Upon this petty and what he views as a vulgar concepcion of religion, the young Norwegian pastor declares war to the death. Better, according to Brand, to live in utter impiety, better to live like a libertine than to accommodate oneself to the practice of such a false and lying life. "Either everything or nothing."

Thus Henrik Ibsen lets Brand struggle with and live out the dilemmas laid out by the Danish philosopher Søren Kierkegaard in Either/Or (see Either/Or: A Fragment of Life (Penguin Classics)). And to some extent Brand may be viewed as Ibsen's reply to, and partly also refutation of, Kierkegaard.

If there is a God, one should dedicate oneself to him completely, without dissimulation and without defections. In conformance to this ambitious ideal of his, Brand refuses to leave his parish although the climate threatens the life of his wife and child and later they die; and he also denies the sacrament to his aged dying mother, because she will not consent to give away all her riches. Contrary to Zarathustra, who from the mountain descends into the valley to be among men, Brand painfully climbs to the summit in order to be nearer to his God. But an avanche descends upon him. Dying Brand asks of the Eternal if the littlie grain of human will has any weight in the scale of redemption.

In the midst of the crash of the avalanche the answer comes to him: "God is love!" With such an answer the tragic Norwegian arrives at a more humane and generous conclusion than the philosopher Kierkegaard, whose life has some points of similarity with that of the cleric Brand.

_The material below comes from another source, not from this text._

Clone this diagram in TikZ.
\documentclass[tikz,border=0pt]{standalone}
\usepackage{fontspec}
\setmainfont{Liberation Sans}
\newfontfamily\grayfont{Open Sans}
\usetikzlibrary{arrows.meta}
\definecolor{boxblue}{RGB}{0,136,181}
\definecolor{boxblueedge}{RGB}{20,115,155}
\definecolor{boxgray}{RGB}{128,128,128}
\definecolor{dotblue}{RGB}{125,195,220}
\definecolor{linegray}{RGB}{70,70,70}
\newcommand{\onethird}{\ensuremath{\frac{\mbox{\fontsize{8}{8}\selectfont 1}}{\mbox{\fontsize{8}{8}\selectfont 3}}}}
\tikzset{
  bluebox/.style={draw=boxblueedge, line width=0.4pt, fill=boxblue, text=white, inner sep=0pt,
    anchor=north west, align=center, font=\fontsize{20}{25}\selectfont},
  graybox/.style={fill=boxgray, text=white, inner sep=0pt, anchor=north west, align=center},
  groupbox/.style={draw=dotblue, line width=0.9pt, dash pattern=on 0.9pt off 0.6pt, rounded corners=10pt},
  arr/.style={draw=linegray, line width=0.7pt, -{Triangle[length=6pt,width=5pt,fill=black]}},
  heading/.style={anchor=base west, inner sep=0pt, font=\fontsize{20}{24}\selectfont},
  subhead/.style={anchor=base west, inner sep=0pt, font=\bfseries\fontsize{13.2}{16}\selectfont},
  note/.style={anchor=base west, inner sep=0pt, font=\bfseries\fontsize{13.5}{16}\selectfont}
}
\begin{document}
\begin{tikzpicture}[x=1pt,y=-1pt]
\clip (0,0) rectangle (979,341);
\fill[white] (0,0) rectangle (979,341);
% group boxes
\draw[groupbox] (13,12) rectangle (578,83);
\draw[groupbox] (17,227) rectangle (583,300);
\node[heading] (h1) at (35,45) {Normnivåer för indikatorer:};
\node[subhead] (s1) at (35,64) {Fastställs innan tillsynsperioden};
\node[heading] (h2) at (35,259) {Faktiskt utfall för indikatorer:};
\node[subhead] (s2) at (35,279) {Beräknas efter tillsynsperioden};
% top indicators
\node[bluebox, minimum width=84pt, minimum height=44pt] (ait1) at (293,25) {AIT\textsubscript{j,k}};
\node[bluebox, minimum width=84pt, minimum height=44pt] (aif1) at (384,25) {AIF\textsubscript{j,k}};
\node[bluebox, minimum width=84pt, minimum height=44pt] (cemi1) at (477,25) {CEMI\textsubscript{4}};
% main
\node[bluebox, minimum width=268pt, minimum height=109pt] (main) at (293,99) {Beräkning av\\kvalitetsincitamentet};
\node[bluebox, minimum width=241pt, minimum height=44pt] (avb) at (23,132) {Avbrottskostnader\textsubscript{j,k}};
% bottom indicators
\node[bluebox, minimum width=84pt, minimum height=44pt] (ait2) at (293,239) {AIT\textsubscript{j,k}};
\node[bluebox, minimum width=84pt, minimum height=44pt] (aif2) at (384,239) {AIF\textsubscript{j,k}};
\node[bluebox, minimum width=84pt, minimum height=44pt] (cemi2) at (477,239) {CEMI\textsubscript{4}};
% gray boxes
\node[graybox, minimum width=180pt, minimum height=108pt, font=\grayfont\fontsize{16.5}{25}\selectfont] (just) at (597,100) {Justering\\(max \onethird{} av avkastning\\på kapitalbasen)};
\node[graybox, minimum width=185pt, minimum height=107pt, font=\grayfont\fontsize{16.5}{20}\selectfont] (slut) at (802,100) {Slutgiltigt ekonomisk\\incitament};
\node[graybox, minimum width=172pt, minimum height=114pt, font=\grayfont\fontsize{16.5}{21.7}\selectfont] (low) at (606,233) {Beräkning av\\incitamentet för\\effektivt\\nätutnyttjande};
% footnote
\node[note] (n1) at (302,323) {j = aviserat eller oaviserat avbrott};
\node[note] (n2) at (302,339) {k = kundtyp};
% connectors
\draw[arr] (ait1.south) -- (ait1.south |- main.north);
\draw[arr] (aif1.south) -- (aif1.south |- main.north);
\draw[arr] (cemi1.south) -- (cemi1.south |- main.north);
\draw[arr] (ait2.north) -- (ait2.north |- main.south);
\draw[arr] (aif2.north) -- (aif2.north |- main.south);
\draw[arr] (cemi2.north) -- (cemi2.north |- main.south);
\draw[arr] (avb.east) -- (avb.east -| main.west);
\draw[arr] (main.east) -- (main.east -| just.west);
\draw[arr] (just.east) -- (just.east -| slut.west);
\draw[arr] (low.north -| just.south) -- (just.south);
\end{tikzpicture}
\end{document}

This is a wonderful play and a great, thought-provoking reading.


See also: George Bernard Shaw's The Quintessence of Ibsenism (Dover Books on Literature and Drama), James McFarlane's The Cambridge Companion to Ibsen (Cambridge Companions to Literature), and Toril Moi's excellent Henrik Ibsen and the Birth of Modernism: Art, Theater, Philosophy.



Peer Gynt, by Henrik Ibsen

In 1867, Ibsen wrote Peer Gynt, which some call "the most Norwegian of his plays." In Brand, Ibsen had challenged his countymen with the impressive picture of an uncompromising crusader, who was willing to sacrifice all in achieving what he considered to be his God-given call in life. Here, in Peer Gynt, was portrayed with white-hot anger the very antithesis in terms of lack of vision, half-heartedness, and readiness to compromize, all of which Ibsen found much too prevalent among his contemporary compatriots, and seemingly despised. The dreamful nature of Norwegians is thoroughly bashed in Peer Gynt - the play about the dreamer of all dreamers.

In Peer Gynt, the dramatist Henrik Ibsen presents the exact reverse of Brand; Ibsen's anger having now been replaced by scorn. He bitterly and brilliantly ridicules his countrymen by holding Peer Gynt, by Henrik Ibsen up before them the true embodiment of their most fundamental flaws and shortcomings. Peer Gynt, the main character in the play,is the spirit of compromise incarnate; unable to face life squarely he steadfastly obeys the command, "Go round about," chooses the easiest way out, and shrinks from every moral responsibility, finding refuge instead in half lies, lies and idle dreams.

Because he has lived so utterly to himself, Peer Gynt fails to realize his true self and to find his calling in life; for, according to Ibsen, "to be oneself is to slay oneself." And that is not at all in the repertoir of Mr. Gynt! But at last, on the brink of ultimate destruction, his death drawing near, Peer is saved through Solveig's unselfish and ennobling love, which kindles the latent spark of divinity within him, enabling him for once to face life unflinchingly and thereby to find himself.

Peer Gynt is a wonderful play which also contains his deathbed-style flashbacks over his life - to his mother, who castigates him for being a liar; to scenes of dancing and the wedding where he "steals" the bride and becomes an outlaw; to his visit with trolls; and much more. It is a play full of playfulness and deep satire.

Peer Gynt, besides being in the intention of the poet a satire on the Norwegian nation, is more or less universal in its application and appeal. The moral implications of this drama are fundamental and challenging, yet not where its greatest attraction lies. For the play is full of variety, dash, caprice alternating with profundity, and great flights of fancy. It is richer poetry than perhaps in any of Henrik Ibsen's other works.